Spray it with PBBlaster. Grasp it with a pair of pliers about 1/8" from the end of the housing. Push it back. If it moves do it again and continue the process.
At this point you have three options:
1. Continue pushing back until it reaches its totally retracted position. Leave it there and do not reattach it to the spool. In this position it will shift way too soon if you start in D. However if you want to shift it manually through the gears all the time it is workable.... OR
2. Push it back some and then test drive it. The further back you push it the less delayed the shifts will be. Only push it back as far as the position that gives you the shift points you want.
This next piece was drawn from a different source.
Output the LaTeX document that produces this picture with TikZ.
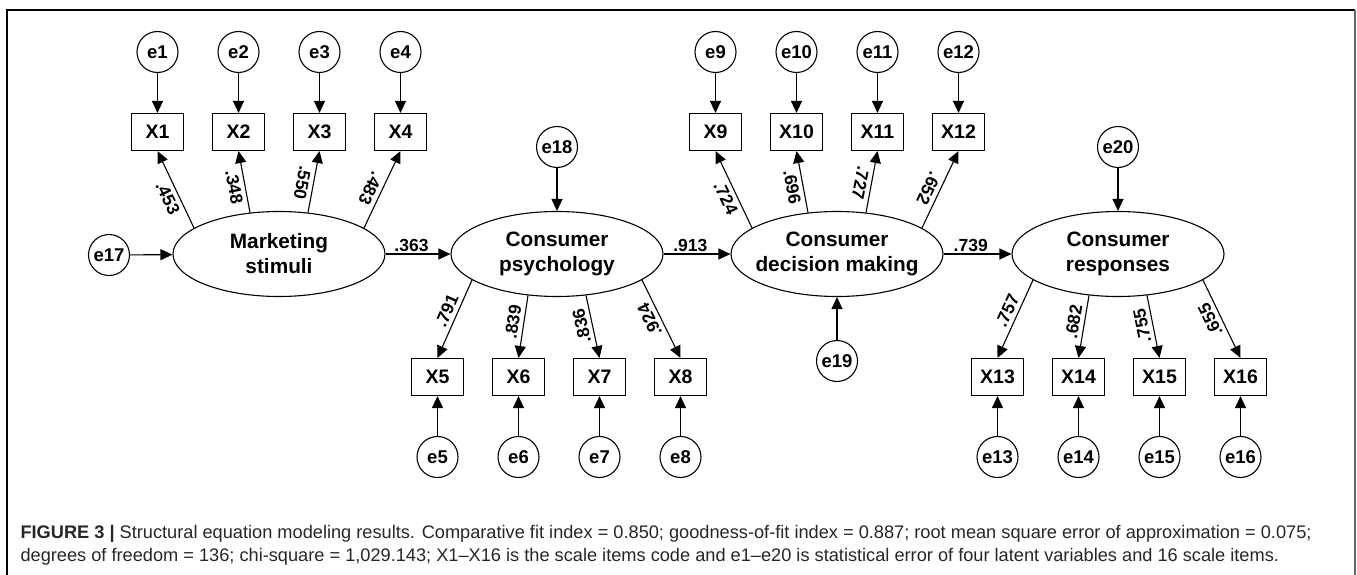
\documentclass[tikz,border=0pt]{standalone}
\usepackage{fontspec}
\setmainfont{Liberation Sans}
\usetikzlibrary{arrows.meta,shapes.geometric}

\tikzset{
    latent/.style={draw, ellipse, minimum width=212pt, minimum height=85pt, inner xsep=-25pt, inner ysep=0pt, align=center, font=\fontsize{20.8}{25}\selectfont\bfseries},
    item/.style={draw, rectangle, minimum width=52pt, minimum height=37pt, inner sep=0pt, font=\fontsize{19.5}{19.5}\selectfont\bfseries},
    err/.style={draw, circle, minimum size=41pt, inner sep=0pt, font=\fontsize{18.5}{18.5}\selectfont\bfseries},
    coef/.style={font=\fontsize{17.5}{17.5}\selectfont\bfseries, inner sep=4pt},
    capt/.style={inner sep=0pt, text=black!85, font=\fontsize{18.2}{18.2}\selectfont},
}

\begin{document}
\begin{tikzpicture}[x=1pt, y=-1pt, line width=1.1pt, >={Triangle[length=12pt, width=11pt]}]
    \useasboundingbox (0,0) rectangle (1357,575);
    \draw[line width=1.2pt] (7,575) -- (7,10) -- (1355,10);
    \draw[line width=1.2pt, black!60] (1355,10) -- (1355,575);

    \node[latent] (ms) at (279,254) {Marketing\\stimuli};
    \node[latent] (cp) at (557,254) {Consumer\\psychology};
    \node[latent] (cd) at (837,254) {Consumer\\decision making};
    \node[latent] (cr) at (1118,254) {Consumer\\responses};

    % indicators above the latent
    \foreach \n/\a/\c [count=\k from 0] in {1/163/.453, 2/125/.348, 3/55/.550, 4/17/.483} {
        \node[item] (x\n) at (157.5 + 81*\k, 132) {X\n};
        \node[err] (e\n) at (157.5 + 81*\k, 52) {e\n};
        \draw[->] (e\n) -- (x\n);
        \draw[<-] (x\n.south) -- node[coef, sloped, allow upside down, below, pos=.55] {\c} (ms.\a);
    }
    \foreach \n/\a/\c [count=\k from 0] in {9/163/.724, 10/125/.696, 11/55/.727, 12/17/.652} {
        \node[item] (x\n) at (715.5 + 81*\k, 132) {X\n};
        \node[err] (e\n) at (715.5 + 81*\k, 52) {e\n};
        \draw[->] (e\n) -- (x\n);
        \draw[<-] (x\n.south) -- node[coef, sloped, allow upside down, below, pos=.55] {\c} (cd.\a);
    }

    % indicators below the latent
    \foreach \n/\a/\c [count=\k from 0] in {5/197/.791, 6/235/.839, 7/305/.836, 8/343/.924} {
        \node[item] (x\n) at (437.5 + 81*\k, 377) {X\n};
        \node[err] (e\n) at (437.5 + 81*\k, 457) {e\n};
        \draw[->] (e\n) -- (x\n);
        \draw[<-] (x\n.north) -- node[coef, sloped, allow upside down, above, pos=.55] {\c} (cp.\a);
    }
    \foreach \n/\a/\c [count=\k from 0] in {13/197/.757, 14/235/.682, 15/305/.755, 16/343/.655} {
        \node[item] (x\n) at (997.5 + 81*\k, 377) {X\n};
        \node[err] (e\n) at (997.5 + 81*\k, 457) {e\n};
        \draw[->] (e\n) -- (x\n);
        \draw[<-] (x\n.north) -- node[coef, sloped, allow upside down, above, pos=.55] {\c} (cr.\a);
    }

    % disturbances
    \node[err] (e17) at (109,255) {e17};
    \node[err] (e18) at (557,147) {e18};
    \node[err] (e19) at (837,361) {e19};
    \node[err] (e20) at (1118,147) {e20};
    \draw[->] (e17) -- (ms);
    \draw[->] (e18) -- (cp);
    \draw[->] (e19) -- (cd);
    \draw[->] (e20) -- (cr);

    % structural paths
    \draw[->] (ms) -- node[coef, above, pos=.4, inner sep=2pt] {.363} (cp);
    \draw[->] (cp) -- node[coef, above, pos=.4, inner sep=2pt] {.913} (cd);
    \draw[->] (cd) -- node[coef, above, pos=.4, inner sep=2pt] {.739} (cr);

    \node[capt, anchor=base west] (cap1) at (20,538) {\textbf{FIGURE 3 |} Structural equation modeling results. Comparative fit index = 0.850; goodness-of-fit index = 0.887; root mean square error of approximation = 0.075;};
    \node[capt, anchor=base west] (cap2) at (20,561) {degrees of freedom = 136; chi-square = 1,029.143; X1–X16 is the scale items code and e1–e20 is statistical error of four latent variables and 16 scale items.};
\end{tikzpicture}
\end{document}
When you have it right bend the cable 180 degrees and zip tie it to the housing; leaving it detached from the spool.... OR
3. After pushing it back all the way disconnect the housing from the bracket and lift the end of the cable up. Wire it up in a position that holds it like this and spray the cable with PBBlaster every five minutes for a period of thirty minutes. Pull the cable out with the pliers. Spray with PBBlaster. Repeat the original routine of pushing it back into the housing with the pliers. Chances are it will free up and eventually slide in and out like it should. Switch to ATF and add a drop with the cable extended and let it slide back in. Repeat numerous times. You would like to think this would solve the problem and you could drive off into the sunset with a perfectly functional/adjusted kickdown cable; BUT my experience is that this fix is only temporary and you will eventually be looking at replacing the cable or reverting to option 1 or option 2.